Repeat gifts are not lazy when they are chosen with purpose. Research suggests gift-giving can work as a commitment signal in romantic relationships, and a 2024 study found durable gifts are more common in committed relationships than in new ones. That is a useful distinction, because it means Valentine’s gifts are often less about impressing someone and more about showing how well you know their life.

A repeat gift makes sense when you already know what they reach for, replace, or run through. If they finish the same coffee beans, wear the same scarf until it thins out, or always reorder the same skin-care staple, buying it again is not a cop-out. It is recognition. In a serious relationship, consistency can feel more loving than novelty.

How to tell if a gift is worth keeping

A good Valentine’s gift has a place to live. It does not disappear into a drawer after the weekend. It belongs on the counter, in the bag, on the nightstand, or in the weekly routine.

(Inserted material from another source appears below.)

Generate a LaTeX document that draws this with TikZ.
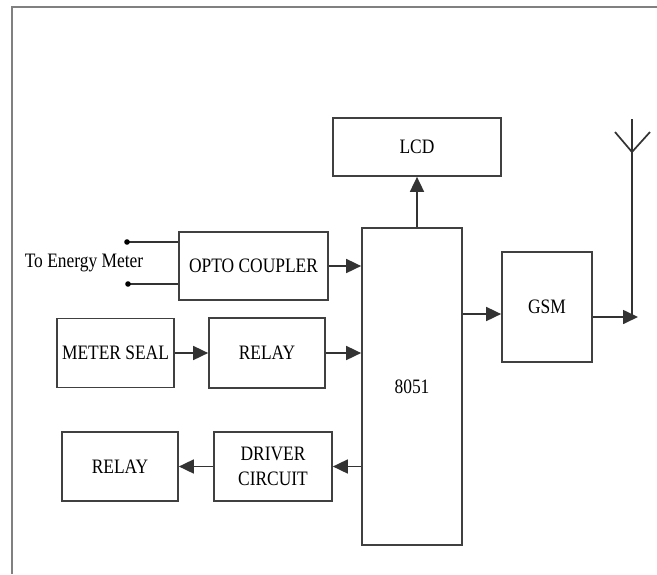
\documentclass[tikz,border=0pt]{standalone}
\usepackage{fontspec}
\setmainfont[FakeStretch=0.85]{Liberation Serif}
\usetikzlibrary{arrows.meta}
\begin{document}
\begin{tikzpicture}[x=1pt,y=-1pt,
  blk/.style={draw=black!75, line width=1.7pt, rectangle, inner sep=0pt, align=center,
              font=\fontsize{20.5pt}{25pt}\selectfont},
  arr/.style={draw=black!80, line width=1.7pt, -{Triangle[length=15pt,width=14pt]}},
  wire/.style={draw=black!80, line width=1.7pt},
  lbl/.style={inner sep=0pt, font=\fontsize{20.5pt}{25pt}\selectfont}]
\useasboundingbox (0,0) rectangle (657,574);
\draw[draw=black!50, line width=2pt] (657,7) -- (12,7) -- (12,574);

\node[blk, minimum width=149pt, minimum height=68pt] (opto) at (253.5,266) {OPTO COUPLER};
\node[blk, minimum width=117pt, minimum height=69pt] (seal) at (115.5,353) {METER SEAL};
\node[blk, minimum width=116pt, minimum height=70pt] (relayA) at (267,353) {RELAY};
\node[blk, minimum width=168pt, minimum height=58pt] (lcd) at (417,147) {LCD};
\node[blk, minimum width=100pt, minimum height=317pt] (mcu) at (412,386.5) {8051};
\node[blk, minimum width=90pt, minimum height=110pt] (gsm) at (547,307) {GSM};
\node[blk, minimum width=116pt, minimum height=69pt] (relayB) at (120,466.5) {RELAY};
\node[blk, minimum width=118pt, minimum height=69pt] (driver) at (273,466.5) {DRIVER\\CIRCUIT};

\node[lbl] (tem) at (84,263) {To Energy Meter};
\coordinate (t1) at (127,242);
\coordinate (t2) at (128,284);
\draw[wire] (t1) -- (opto.west |- t1);
\draw[wire] (t2) -- (opto.west |- t2);
\fill[black] (t1) circle (2.8pt);
\fill[black] (t2) circle (2.8pt);

\draw[arr] (opto.east) -- (opto.east -| mcu.west);
\draw[arr] (seal.east) -- (relayA.west);
\draw[arr] (relayA.east) -- (relayA.east -| mcu.west);
\draw[arr] (driver.east -| mcu.west) -- (driver.east);
\draw[arr] (driver.west) -- (relayB.east);
\draw[arr] (lcd.south |- mcu.north) -- (lcd.south);

\coordinate (g1) at (0,314);
\draw[arr] (mcu.east |- g1) -- (gsm.west |- g1);

\coordinate (ant) at (632,317);
\coordinate (anttop) at (632,119);
\coordinate (antfork) at (632,152);
\coordinate (antl) at (615,132);
\coordinate (antr) at (650,132);
\draw[wire] (anttop) -- (ant);
\draw[wire] (antl) -- (antfork) -- (antr);
\coordinate (anttip) at (638,317);
\draw[arr] (gsm.east |- ant) -- (anttip);
\end{tikzpicture}
\end{document}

The easiest test is whether it earns its keep in everyday life:

  • It replaces something worn out, which is often the most overlooked luxury.
  • It upgrades a routine they already have instead of inventing a new one.
  • It can be used more than once without instructions or effort.
  • It adds comfort or convenience without adding clutter.

That is the anti-overthinking rule in practice. Valentine’s Day arrives on February 14 every year, which means the pressure to do something big can push people toward gifts that feel more elaborate than meaningful. Resist that urge. A present that fixes a real annoyance, supports a real habit, or gives you a real memory together will outlast the evening.

The practical version of romance

The holiday may be a commercial giant, but the best gifts still answer a very old question: would this make the recipient’s life better? If the answer is yes, you are probably close. If the answer is maybe, because it is prettier than useful, keep going.

That is the part worth holding onto as the spending numbers rise and the shopping gets noisier. Valentine’s Day has survived from ancient Rome to 14th-century courtship to a mid-17th-century English folk custom because it has always been flexible enough to hold real affection. The gifts that last are the ones that fit the person, fit the moment, and keep doing their job long after February 14 is over.